The aim of this study was to investigate the feasibility of separately evaluating bronchial (BAP) and pulmonary arterial perfusion (PAP) of lung cancers using dual-input perfusion computed tomography.Materials and Methods:
Twenty-nine lesions from 28 patients [19 men and 9 women; age, 65.8±11.3 y (mean±SD); range, 39 to 85 y] were included in this study (1 patient had 2 tumors). From computed tomography data, quantitative maps of PAP and BAP were created using the dual-input maximum-slope method.

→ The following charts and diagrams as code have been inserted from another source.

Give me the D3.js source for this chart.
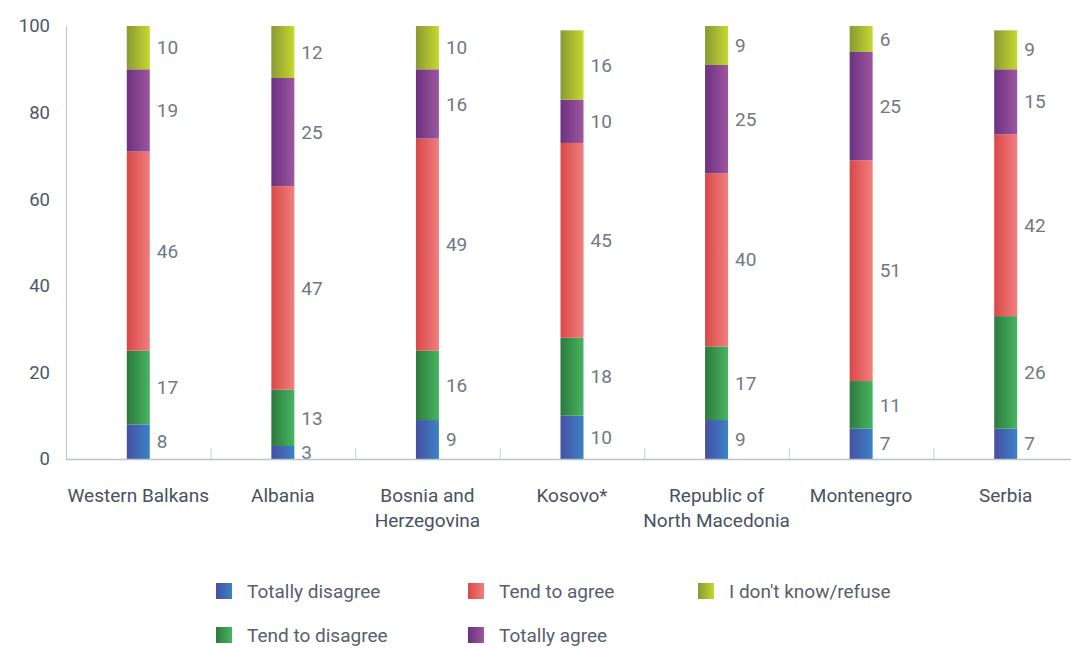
<!DOCTYPE html>
<html>
<head>
<meta charset="utf-8">
<script src="https://cdn.jsdelivr.net/npm/d3@7"></script>
<style>
  html, body { margin: 0; padding: 0; background: #fff; }
  svg text { font-family: Roboto, "Noto Sans", sans-serif; }
</style>
</head>
<body>
<svg id="chart" width="1071" height="648"></svg>
<script>
const categories = [
  ["Western Balkans"],
  ["Albania"],
  ["Bosnia and", "Herzegovina"],
  ["Kosovo*"],
  ["Republic of", "North Macedonia"],
  ["Montenegro"],
  ["Serbia"]
];
const seriesNames = ["Totally disagree", "Tend to disagree", "Tend to agree", "Totally agree", "I don't know/refuse"];
const totallyDisagree = [8, 3, 9, 10, 9, 7, 7];
const tendToDisagree  = [17, 13, 16, 18, 17, 11, 26];
const tendToAgree     = [46, 47, 49, 45, 40, 51, 42];
const totallyAgree    = [19, 25, 16, 10, 25, 25, 15];
const dontKnow        = [10, 12, 10, 16, 9, 6, 9];
const yTicks = [0, 20, 40, 60, 80, 100];

const gradColors = [
  ["#4650a2", "#3a82c6"],
  ["#2c7a3c", "#47b562"],
  ["#d84848", "#f27e7e"],
  ["#6d3180", "#9c569f"],
  ["#889a32", "#c6d830"]
];

const seriesValues = [totallyDisagree, tendToDisagree, tendToAgree, totallyAgree, dontKnow];
const keys = categories.map(c => c.join(" "));
const rows = keys.map((k, i) => {
  const r = { key: k };
  seriesNames.forEach((s, j) => r[s] = seriesValues[j][i]);
  return r;
});

const svg = d3.select("#chart");
const defs = svg.append("defs");
gradColors.forEach((c, j) => {
  const g = defs.append("linearGradient").attr("id", "g" + j)
    .attr("x1", "0%").attr("x2", "100%").attr("y1", "0%").attr("y2", "0%");
  g.append("stop").attr("offset", "0%").attr("stop-color", c[0]);
  g.append("stop").attr("offset", "100%").attr("stop-color", c[1]);
});

const mLeft = 66, mRight = 1078, mTop = 26, mBottom = 459;
const x = d3.scaleBand().domain(keys).range([mLeft, mRight]);
const y = d3.scaleLinear().domain([0, 100]).range([mBottom, mTop]);
const barW = 23;

const stack = d3.stack().keys(seriesNames)(rows);

// y axis line
svg.append("line").attr("x1", mLeft + 0.5).attr("x2", mLeft + 0.5).attr("y1", mTop).attr("y2", mBottom)
  .attr("stroke", "#bcc3cb").attr("stroke-width", 1);

// y tick labels
svg.append("g").selectAll("text").data(yTicks).join("text")
  .attr("x", 50).attr("y", d => y(d)).attr("dy", "0.35em")
  .attr("text-anchor", "end").attr("fill", "#4d5865").attr("font-size", 18.5)
  .text(d => d);

// bars
stack.forEach((layer, j) => {
  const g = svg.append("g");
  g.selectAll("rect").data(layer).join("rect")
    .attr("x", d => x(d.data.key) + x.bandwidth() / 2 - barW / 2)
    .attr("width", barW)
    .attr("y", d => y(d[1]))
    .attr("height", d => y(d[0]) - y(d[1]))
    .attr("fill", `url(#g${j})`);
  g.selectAll("text").data(layer).join("text")
    .attr("x", d => x(d.data.key) + x.bandwidth() / 2 + barW / 2 + 7)
    .attr("y", d => (y(d[0]) + y(d[1])) / 2)
    .attr("dy", "0.35em")
    .attr("fill", "#6f7984").attr("font-size", 19)
    .text(d => d.data[seriesNames[j]]);
});

// x axis
svg.append("line").attr("x1", mLeft).attr("x2", mRight).attr("y1", mBottom + 0.5).attr("y2", mBottom + 0.5)
  .attr("stroke", "#bcc3cb").attr("stroke-width", 1.5);
svg.append("g").selectAll("line").data(keys.slice(1)).join("line")
  .attr("x1", d => x(d) + 0.5).attr("x2", d => x(d) + 0.5)
  .attr("y1", mBottom - 11).attr("y2", mBottom)
  .attr("stroke", "#c8ced5").attr("stroke-width", 1);

// x labels
const xl = svg.append("g").selectAll("text").data(categories).join("text")
  .attr("x", (d, i) => x(keys[i]) + x.bandwidth() / 2)
  .attr("y", 502)
  .attr("text-anchor", "middle").attr("fill", "#47525e").attr("font-size", 19);
xl.each(function(d) {
  d3.select(this).selectAll("tspan").data(d).join("tspan")
    .attr("x", d3.select(this).attr("x"))
    .attr("dy", (t, k) => k === 0 ? 0 : 25)
    .text(t => t);
});

// legend
const legendItems = [
  { name: seriesNames[0], idx: 0, x: 216, y: 591 },
  { name: seriesNames[2], idx: 2, x: 468, y: 591 },
  { name: seriesNames[4], idx: 4, x: 698, y: 591 },
  { name: seriesNames[1], idx: 1, x: 216, y: 635 },
  { name: seriesNames[3], idx: 3, x: 468, y: 635 }
];
const lg = svg.append("g").selectAll("g").data(legendItems).join("g");
lg.append("rect").attr("x", d => d.x).attr("y", d => d.y - 8).attr("width", 16).attr("height", 16)
  .attr("fill", d => `url(#g${d.idx})`);
lg.append("text").attr("x", d => d.x + 31).attr("y", d => d.y).attr("dy", "0.35em")
  .attr("fill", "#55606c").attr("font-size", 19).text(d => d.name);
</script>
</body>
</html>
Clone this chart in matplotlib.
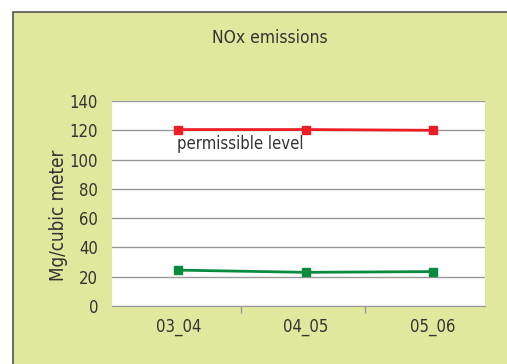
import matplotlib
matplotlib.use("Agg")
import matplotlib.pyplot as plt
from matplotlib.patches import Rectangle

categories = ["03_04", "04_05", "05_06"]
permissible = [120.5, 120.5, 120.0]
emissions = [24.5, 23.0, 23.5]
yticks = [0, 20, 40, 60, 80, 100, 120, 140]

plt.rcParams['font.family'] = ['DejaVu Sans']
plt.rcParams['font.stretch'] = 'condensed'

fig = plt.figure(figsize=(5.07, 3.64), dpi=100)
fig.patch.set_facecolor("white")
bg = Rectangle((13/507, -0.05), 1.1, 1 - 12/364 + 0.05, transform=fig.transFigure,
               facecolor="#dfe89c", edgecolor="#555555", linewidth=1.2, zorder=-10)
fig.patches.append(bg)

ax = fig.add_axes([112/507, 1 - 306/364, 373/507, 205/364], zorder=5)
ax.set_facecolor("white")
x = list(range(len(categories)))
ax.plot(x, permissible, color="#ee1c25", lw=2.0, marker="s", ms=5.5, zorder=3)
ax.plot(x, emissions, color="#0a8a3e", lw=2.0, marker="s", ms=5.5, zorder=3)
ax.set_ylim(0, 140)
ax.set_xlim(-0.52, 2.41)
ax.set_yticks(yticks)
ax.set_yticklabels([str(v) for v in yticks], fontsize=12, color="#333333")
ax.set_xticks(x)
ax.set_xticklabels(categories, fontsize=12, color="#333333")
ax.tick_params(axis="x", length=0, pad=9)
ax.tick_params(axis="y", length=0, pad=10)
ax.set_xticks([0.49, 1.47], minor=True)
ax.tick_params(axis="x", which="minor", length=5, color="#999999", width=1)
ax.yaxis.grid(True, color="#999999", lw=1)
ax.set_axisbelow(True)
for s in ["top", "right", "left"]:
    ax.spines[s].set_visible(False)
ax.spines["bottom"].set_color("#999999")
ax.set_ylabel("Mg/cubic meter", fontsize=13.5, color="#333333")
ax.yaxis.set_label_coords(-0.118, 0.44)
ax.text(-0.01, 110.5, "permissible level", fontsize=12, color="#333333", va="center", ha="left")
fig.text(270/507, 1 - 38/364, "NOx emissions", fontsize=12.5, color="#333333", ha="center", va="center")

fig.savefig("out.png", dpi=100, facecolor=fig.get_facecolor())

Total blood perfusion (TBP) was defined as the sum of PAP and BAP, and the percentage of PAP to TBP was defined as %PAP. Correlation of these values with tumor size, location, and pathologic type was statistically analyzed.Results:
PAP ranged from 2.0 to 93.1 mL/min/100 mL (mean±SD, 26.8±26.4), BAP was 0 to 65.4 (25.1±19.12), TBP was 20.7 to 132.0 (52.0±29.0), and %PAP was 4% to 100% (48.8%±31.9%). PAP, TBP, and %PAP correlated negatively with tumor size (P<0.05). PAP and %PAP were higher in the peripheral zone than in the central zone (P<0.05). There was significant correlation between pathologic type and the respective perfusion parameters (P>0.05).Conclusions:
We were successful in separating the dual vascular supply to assess dual-input perfusion of lung cancer. We found perfusion of lung cancers to depend on tumor size and location. Acknowledging and assessing the dual vascular supply in lung perfusion may have clinical implications in the management of lung cancer treatment.